It’s the terrible conundrum of Humanity… we don’t know what we don’t know. It leads people to start businesses that falter, enter into relationships that are remarkably like previous failed relationships, and volunteer for things that can get our heads broke.
I knew, briefly, a firefighter who was all the usual things that firefighters are- tall, brave, well-trained, confident, and fit… whatever. And he kayaked with us. We took him to some smaller rivers to help him train up, but the old crowd of us went to a class 4 river later that Summer. We told him to hang out, watch from the bank, meet us at the halfway point… all the usual stuff that newbies do until they’re ready for big water. We couldn’t make him see that the little river we’d been training him on was, at absolute best, a class 2. We tried to explain ‘pushy’ water, and how he hadn’t experienced it yet.
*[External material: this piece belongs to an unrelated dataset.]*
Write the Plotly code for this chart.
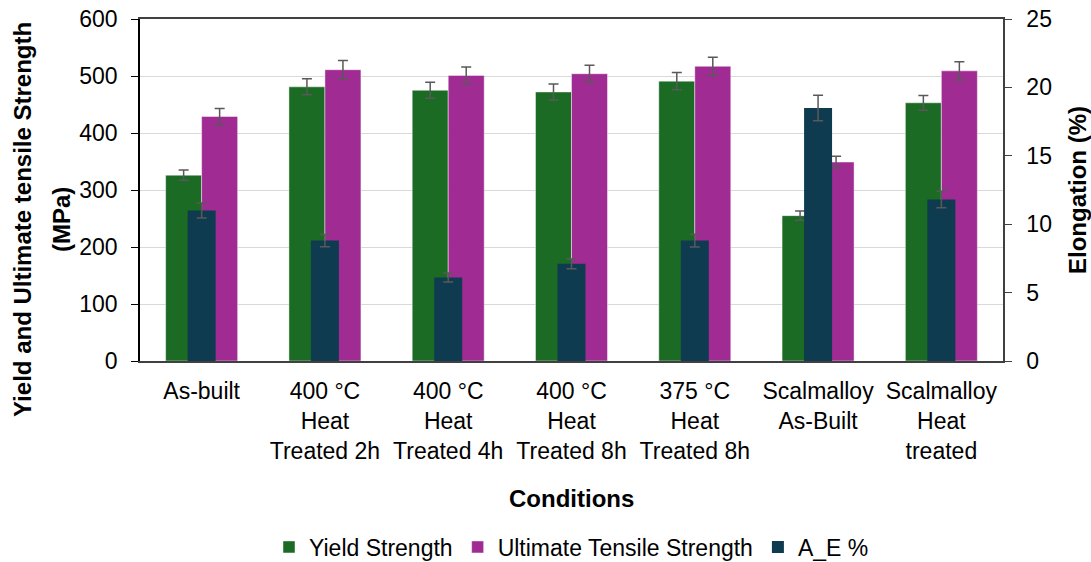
import plotly.graph_objects as go

# Test conditions
conditions = [
    "As-built",
    "400 °C<br>Heat<br>Treated 2h",
    "400 °C<br>Heat<br>Treated 4h",
    "400 °C<br>Heat<br>Treated 8h",
    "375 °C<br>Heat<br>Treated 8h",
    "Scalmalloy<br>As-Built",
    "Scalmalloy<br>Heat<br>treated",
]

# Yield strength (MPa) and standard deviation
yield_strength = [326, 481, 475, 472, 491, 255, 453]
yield_err = [9, 14, 14, 14, 15, 8, 13]

# Ultimate tensile strength (MPa) and standard deviation
uts = [429, 511, 501, 504, 517, 349, 509]
uts_err = [14, 16, 15, 15, 16, 10, 16]

# Elongation at break (%) and standard deviation
elongation = [11.0, 8.8, 6.1, 7.1, 8.8, 18.5, 11.8]
elongation_err = [0.55, 0.45, 0.33, 0.36, 0.46, 0.93, 0.6]

FONT = "Arial, Liberation Sans, sans-serif"
FS = 23          # tick labels and legend
FS_TITLE = 24    # axis titles
GREEN = "#1B6B24"
PURPLE = "#A02B93"
NAVY = "#0E3B50"
ERR_COLOR = "#595959"

x_idx = list(range(len(conditions)))
bw = 0.292
ew = 0.227


def err(vals):
    return dict(type="data", array=vals, visible=True, color=ERR_COLOR,
                thickness=1.5, width=5)


fig = go.Figure()
fig.add_trace(go.Bar(
    x=x_idx, y=yield_strength, name="Yield Strength",
    marker=dict(color=GREEN, line=dict(color="rgba(255,255,255,0.6)", width=0.75)),
    width=bw, offset=-bw, error_y=err(yield_err), yaxis="y",
))
fig.add_trace(go.Bar(
    x=x_idx, y=uts, name="Ultimate Tensile Strength",
    marker=dict(color=PURPLE, line=dict(color="rgba(255,255,255,0.6)", width=0.75)),
    width=bw, offset=0, error_y=err(uts_err), yaxis="y",
))
fig.add_trace(go.Bar(
    x=x_idx, y=elongation, name="A_E %",
    marker=dict(color=NAVY, line=dict(width=0)),
    width=ew, offset=-ew / 2, error_y=err(elongation_err), yaxis="y2",
))

W, H = 1091, 562
L, R, T, B = 140, 88, 19, 201
plot_h = H - T - B


def py(px):
    # convert a pixel row to paper y
    return (H - B - px) / plot_h


def px_x(px):
    return (px - L) / (W - L - R)


fig.update_layout(
    width=W, height=H,
    margin=dict(l=L, r=R, t=T, b=B, pad=0, autoexpand=False),
    paper_bgcolor="white", plot_bgcolor="white",
    barmode="overlay",
    font=dict(family=FONT, size=FS, color="#000000"),
    showlegend=True,
    legend=dict(orientation="h", x=0.5, xanchor="center", y=py(547), yanchor="middle",
                font=dict(size=FS, color="#000000"), itemwidth=30, traceorder="normal",
                bgcolor="rgba(0,0,0,0)"),
    xaxis=dict(
        tickmode="array", tickvals=x_idx, ticktext=conditions,
        range=[-0.5, len(conditions) - 0.5],
        showline=True, linecolor="#404040", linewidth=1.5, mirror=True,
        ticks="", showgrid=False, zeroline=False,
        ticklabelstandoff=9,
        tickfont=dict(size=FS, color="#000000"),
    ),
    yaxis=dict(
        range=[0, 600], dtick=100, tick0=0,
        showline=True, linecolor="#000000", linewidth=1.5,
        ticks="outside", ticklen=7, tickcolor="#000000",
        ticklabelstandoff=9,
        showgrid=True, gridcolor="#D9D9D9", gridwidth=1, zeroline=False,
        tickfont=dict(size=FS, color="#000000"),
    ),
    yaxis2=dict(
        range=[0, 25], dtick=5, tick0=0, overlaying="y", side="right",
        showline=True, linecolor="#404040", linewidth=1.5,
        ticks="outside", ticklen=7, tickcolor="#404040",
        ticklabelstandoff=10,
        showgrid=False, zeroline=False,
        tickfont=dict(size=FS, color="#000000"),
    ),
    annotations=[
        dict(text="<b>Yield and Ultimate tensile Strength</b>", textangle=-90,
             xref="paper", yref="paper", x=px_x(22), y=py(220), showarrow=False,
             xanchor="center", yanchor="middle", font=dict(size=FS_TITLE)),
        dict(text="<b>(MPa)</b>", textangle=-90,
             xref="paper", yref="paper", x=px_x(61), y=py(220), showarrow=False,
             xanchor="center", yanchor="middle", font=dict(size=FS_TITLE)),
        dict(text="<b>Elongation (%)</b>", textangle=-90,
             xref="paper", yref="paper", x=px_x(1077), y=py(190), showarrow=False,
             xanchor="center", yanchor="middle", font=dict(size=FS_TITLE)),
        dict(text="<b>Conditions</b>",
             xref="paper", yref="paper", x=0.5, y=py(498), showarrow=False,
             xanchor="center", yanchor="middle", font=dict(size=FS_TITLE)),
    ],
)

fig.write_html("out.html")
He didn’t know that he hadn’t experienced pushy water, and insisted that he’d paddle the Ocoee with us. Well, he’s a grown person, and we’d tried to get him to understand that he didn’t know what he didn’t know, but he’s got the right to say what he’s gonna do. …But there was also a highway alongside the entire river run, too. Makes it easier for him to quit. Or to have the body removed.
Which was good. After the first 100 yards of run, he knew a lot about what he didn’t know. He wiped the blood off his face and got out. Good man.
Which is all to say- Mrs. Nutley’s brood just learned a little about what they don’t know.